Small-town government can get nasty, particularly at election time. Tensions are amped up when the longtime status quo feels threatened. That has been the situation in nearby Warren Township for a couple of years.

Four candidates ran in the recent Republican primary for a pair of Warren Township Committee seats. Two candidates endorsed by the municipal GOP organization – Dan Croson and Lance Blick – were the winners. Neither is a current committeeman. They defeated Greg Przybylski and Jolanta Maziarz, a former committeewoman.

Although not serving currently, Croson and Blick were backed by some of Warren’s longtime Republican leaders.

The voting ended on June 4. The bad blood hasn’t. It boiled over at the Township Committee’s Thursday, June 13 session.

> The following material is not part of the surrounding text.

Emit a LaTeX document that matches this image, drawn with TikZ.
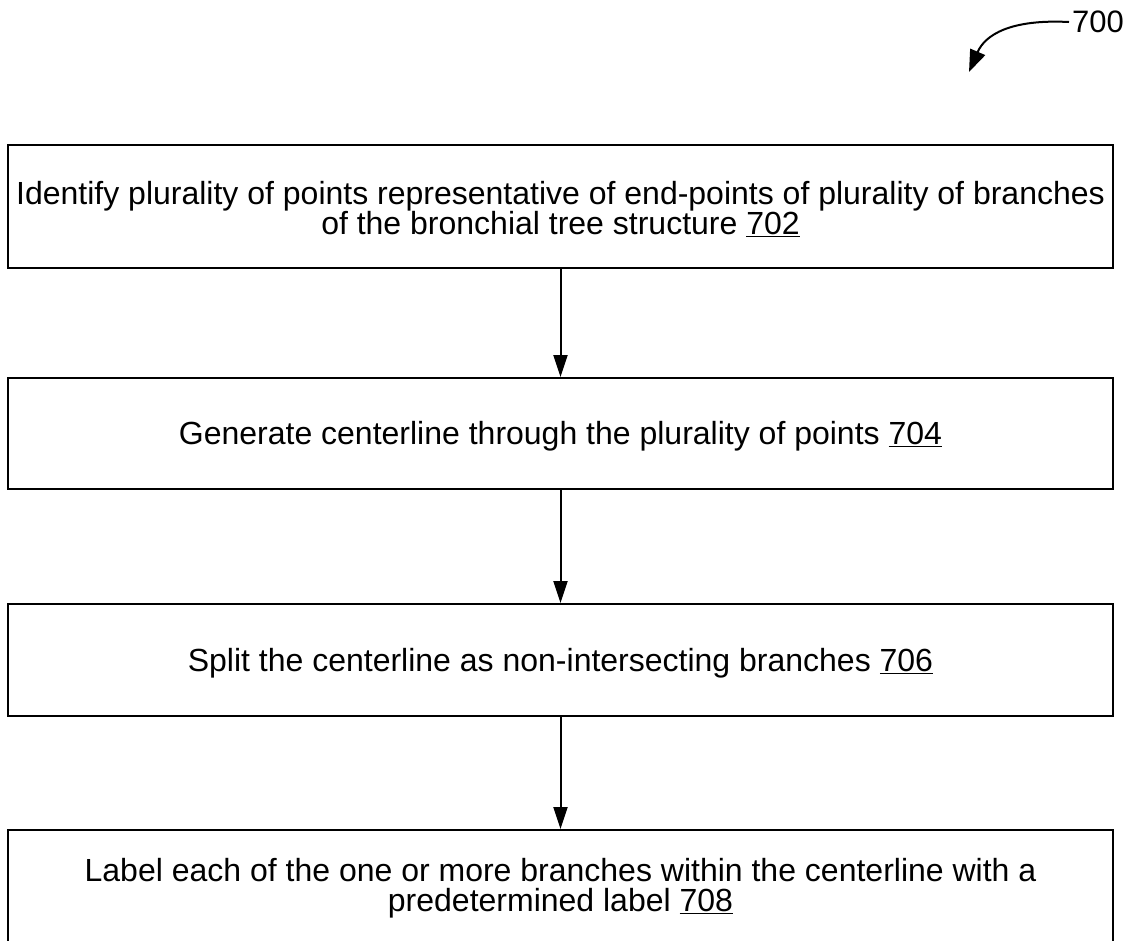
\documentclass[tikz,border=0pt]{standalone}
\usepackage{fontspec}
\setmainfont{Liberation Sans}
\usetikzlibrary{arrows.meta}
\begin{document}
\begin{tikzpicture}[x=1pt,y=-1pt,
  stepbox/.style={draw=black,line width=2pt,minimum width=1105pt,inner sep=0pt},
  steptext/.style={inner sep=0pt,align=center,font=\fontsize{32}{30}\selectfont},
  flow/.style={draw=black,line width=2pt,-{Triangle[width=14pt,length=22pt]}}]
\useasboundingbox (0,0) rectangle (1131,940);
\clip (0,0) rectangle (1131,940);
% process boxes
\node[stepbox,minimum height=123pt] (s702) at (560.5,206.5) {};
\node[stepbox,minimum height=111pt] (s704) at (560.5,433.5) {};
\node[stepbox,minimum height=112pt] (s706) at (560.5,660) {};
\node[stepbox,minimum height=112pt] (s708) at (560.5,886) {};
% box texts, set slightly below the box centres
\node[steptext] (t702) at ([yshift=-2.5pt]s702.center)
  {Identify plurality of points representative of end-points of plurality of branches\\
   of the bronchial tree structure \underline{702}};
\node[steptext] (t704) at ([yshift=-3pt]s704.center)
  {Generate centerline through the plurality of points \underline{704}};
\node[steptext] (t706) at ([yshift=-3pt]s706.center)
  {Split the centerline as non-intersecting branches \underline{706}};
\node[steptext] (t708) at ([yshift=-2.5pt]s708.center)
  {Label each of the one or more branches within the centerline with a\\
   predetermined label \underline{708}};
% connectors
\draw[flow] (s702.south) -- (s704.north);
\draw[flow] (s704.south) -- (s706.north);
\draw[flow] (s706.south) -- (s708.north);
% figure reference
\node[font=\fontsize{31}{32}\selectfont,anchor=west,inner sep=3pt] (ref) at (1069,22) {700};
\coordinate (tip) at (969,72);
\draw[line width=2pt,-{Triangle[width=16pt,length=22pt]}]
  (ref.west) .. controls (1010,19) and (985,35) .. (tip);
\end{tikzpicture}
\end{document}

Two audience members spoke out at the meeting, ripping Mayor Victor Sordillo for comments made after the votes were counted. Sordillo supported Croson and Blick.

Sordillo not only spiked the football after his candidates won, he danced in both end zones and beat up the other team’s mascot. 

Top photo, Jolanta Maziarz and Greg Przybylski; bottom left, Lance Blick and Daniel Croson; and Warren Township Mayor Vic Sordillo, bottom right.

One audience member questioned Sordillo for terming the Croson-Blick win “not just a landslide, but a major embarrassment” for Przybylski and Maziarz. The margin was roughly 1,100 votes for both Croson and Blick versus about 950 for their opponents.

The first speaker, a 37-year-long Warren resident, said the mud-slinging in the recent campaign was “beyond belief.”

Sordillo’s boasting, she asserted, showed a “lack of humanity.” She added: “What pomposity and arrogance… you should be ashamed of yourself for resorting to the antics that you did.”

Family members had always been off-limits in past campaigns, Sordillo asserted. Currently wrapping up his eighth, three-year term, he is not seeking re-election to the Township Committee this year.

The Warren mayor also threw in a Trump-like boast. Sordillo noted that he’d won a GOP committee district seat in the primary, besting Przybylski “by a 4-to-1 margin.” He added he’d done “incredibly well” and been asked to run because “people love (me) in this town.” 

The mayor concluded by asking his critic, “You’ve been here 37 years? What have YOU done for this community?”

A second woman spoke, blasting Sordillo for his treatment of his first critic. “I’ve never been to a public meeting and seen such behavior,” she told him.

“It’s like a dictatorship,” the second woman said. “People have grievances, they should be allowed to air them.”

Yeesh – anyone who thought Middlesex Borough’s 2018 and 2019 elections got too contentious, think again. This Warren stuff is making Rich Rut’s “Reasons not to vote for Ron DiMura” Facebook posts look tame in comparison.

If Sordillo’s family got dragged in by constituents – whose beef was really with the mayor – that was outrageous. It doesn’t justify the Warren mayor’s harsh treatment of two residents who objected to his brash post-election commentary.

In Middlesex, we’ve had a mayoral indictment and various scrapes at Borough Council meetings in recent years. Occasionally, there’s a joke cracked about jail time. Yet, our local politics have not veered off the road and into the ditch where our Warren neighbors landed recently.

Hopefully, we’ll continue to voice our differences in a relatively civil manner. Or, in what seems like a civil manner, compared to what’s going on next door.